UFRB foi criada dentro de um contexto de interiorização do ensino superior no país. Após  quase 18 anos de fundação da universidade, quais são os reflexos nos municípios que possuem campus e da região do Recôncavo como um todo?

Nós estamos em sete cidades, com seis campi. Para você ter uma ideia, nós temos um contingente de 13 mil estudantes. Estamos presentes em três territórios – no Recôncavo, Portal do Sertão, Vale do Jiquiriçá -, com 71 cursos de graduação e 40 cursos de pós-graduação. A grande maioria dos nossos estudantes é baiana. Por volta de 93% dos nossos estudantes são baianos. Quase 80% dos nossos estudantes são do interior do estado – 34% no Recôncavo, algo em torno de vinte e poucos por cento dos outros territórios, do Vale do Jiquiriçá e do Portal do Sertão. E aí estou falando de Amargosa e Feira de Santana, especificamente.  E mais uns 20% em outras cidades da Bahia. Ou seja, essa presença do interior é uma marca da UFRB. Em sendo uma instituição com esta envergadura, com esse porte nas cidades onde estamos, consequentemente nossa presença repercute socialmente, mas também economicamente. É importante, também, pensar na nossa missão institucional. Somos uma instituição socialmente referenciada. Somos uma instituição que produz, reproduz, preserva, conhece, reconhece a gente do lugar. Gosto muito de pensar no interior, mas gosto muito de pensar no conceito de lugar. Aí estou fazendo uma referência ao mestre Nilton Santos. Neste lugar assertivo. Eu estava aqui lembrando que nós temos muitas tarefas na área de pesquisa, extensão, ações chamativas, graduação. Mas gosto muito de pensar que a nossa primeira doutora foi Dona Dalva do samba. Que tem muito a nos ensinar pela sua biografia, pela sofisticação da sua cultura, daquilo que ela produz, daquilo que a presença dela manifesta.  Então é importante pensar nisso.

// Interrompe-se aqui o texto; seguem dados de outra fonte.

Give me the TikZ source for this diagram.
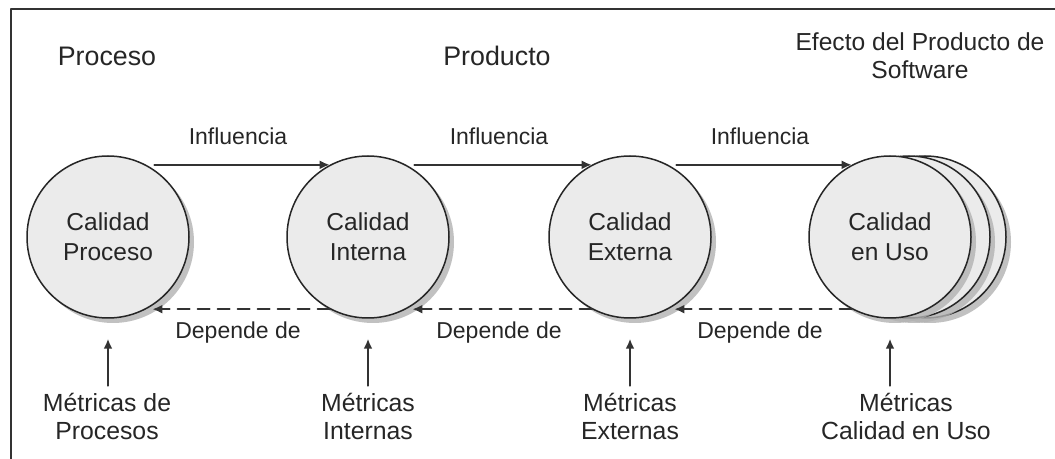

Professora, para concluir, quais são os principais desafios e prioridades para a UFRB nos próximos anos?

É verdade que nós vivemos um tempo de esperança. Nós olhamos para frente, mas tivemos um passado recente muito difícil. Tivemos uma crise social, uma crise política, uma crise sanitária que afetam sobremaneira a vida e o perfil desses estudantes que aqui estão. Portanto, nós temos a tarefa de fazer com que essa universidade seja uma universidade potente.  Que a gente possa garantir políticas de assistência estudantil, políticas de ações afirmativas. Que a gente possa aprofundar políticas na área cultural, políticas de extensão, políticas de ensino. Nós temos uma grande tarefa nesse momento de ter uma universidade cheia, plena, revigorada e focada na missão que tem pela frente.